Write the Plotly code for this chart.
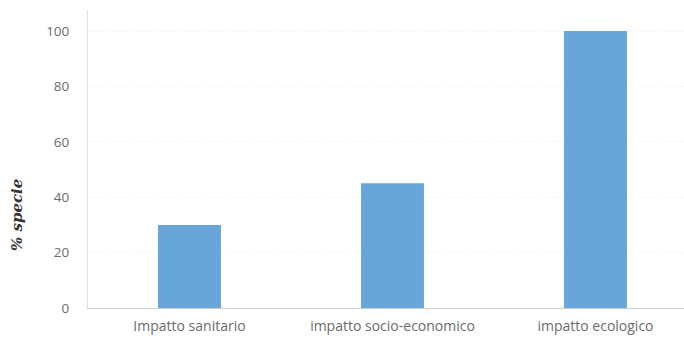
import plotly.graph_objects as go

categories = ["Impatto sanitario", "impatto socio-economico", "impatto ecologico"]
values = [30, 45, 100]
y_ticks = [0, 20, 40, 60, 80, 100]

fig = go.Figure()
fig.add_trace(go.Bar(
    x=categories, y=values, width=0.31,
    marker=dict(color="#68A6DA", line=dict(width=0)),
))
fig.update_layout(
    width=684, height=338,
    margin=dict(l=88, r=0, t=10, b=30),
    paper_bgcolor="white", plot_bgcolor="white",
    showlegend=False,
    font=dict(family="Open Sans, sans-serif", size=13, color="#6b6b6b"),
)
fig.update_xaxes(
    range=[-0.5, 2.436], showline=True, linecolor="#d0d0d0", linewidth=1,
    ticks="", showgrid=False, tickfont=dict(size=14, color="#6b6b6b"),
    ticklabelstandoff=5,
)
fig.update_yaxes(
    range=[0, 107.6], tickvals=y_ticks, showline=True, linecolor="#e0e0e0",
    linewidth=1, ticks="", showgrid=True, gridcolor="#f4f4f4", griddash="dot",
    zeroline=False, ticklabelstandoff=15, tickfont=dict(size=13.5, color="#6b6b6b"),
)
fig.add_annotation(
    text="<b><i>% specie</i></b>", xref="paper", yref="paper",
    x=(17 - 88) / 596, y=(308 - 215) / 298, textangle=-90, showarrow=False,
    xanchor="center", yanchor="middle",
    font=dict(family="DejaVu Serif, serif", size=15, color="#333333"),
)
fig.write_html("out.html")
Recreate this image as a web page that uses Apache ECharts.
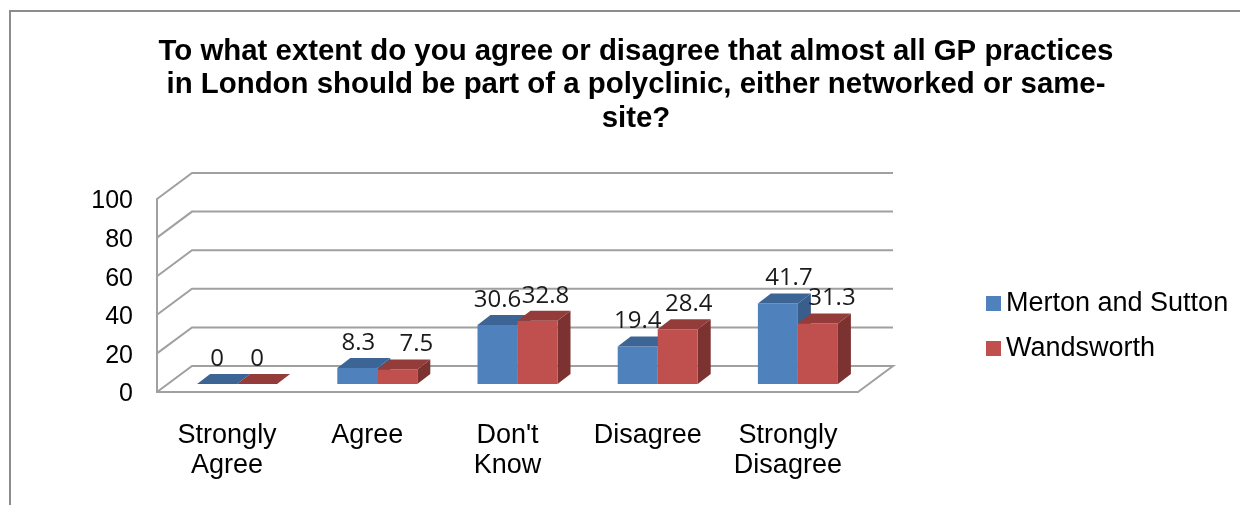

[Task goal]:
Any pictures should be dropped; transcribe the rest of the records above exactly.

[Solution for this exercise]:
Write the Plotly code for this chart.
import plotly.graph_objects as go

categories = ["Impatto sanitario", "impatto socio-economico", "impatto ecologico"]
values = [30, 45, 100]
y_ticks = [0, 20, 40, 60, 80, 100]

fig = go.Figure()
fig.add_trace(go.Bar(
    x=categories, y=values, width=0.31,
    marker=dict(color="#68A6DA", line=dict(width=0)),
))
fig.update_layout(
    width=684, height=338,
    margin=dict(l=88, r=0, t=10, b=30),
    paper_bgcolor="white", plot_bgcolor="white",
    showlegend=False,
    font=dict(family="Open Sans, sans-serif", size=13, color="#6b6b6b"),
)
fig.update_xaxes(
    range=[-0.5, 2.436], showline=True, linecolor="#d0d0d0", linewidth=1,
    ticks="", showgrid=False, tickfont=dict(size=14, color="#6b6b6b"),
    ticklabelstandoff=5,
)
fig.update_yaxes(
    range=[0, 107.6], tickvals=y_ticks, showline=True, linecolor="#e0e0e0",
    linewidth=1, ticks="", showgrid=True, gridcolor="#f4f4f4", griddash="dot",
    zeroline=False, ticklabelstandoff=15, tickfont=dict(size=13.5, color="#6b6b6b"),
)
fig.add_annotation(
    text="<b><i>% specie</i></b>", xref="paper", yref="paper",
    x=(17 - 88) / 596, y=(308 - 215) / 298, textangle=-90, showarrow=False,
    xanchor="center", yanchor="middle",
    font=dict(family="DejaVu Serif, serif", size=15, color="#333333"),
)
fig.write_html("out.html")
Recreate this image as a web page that uses Apache ECharts.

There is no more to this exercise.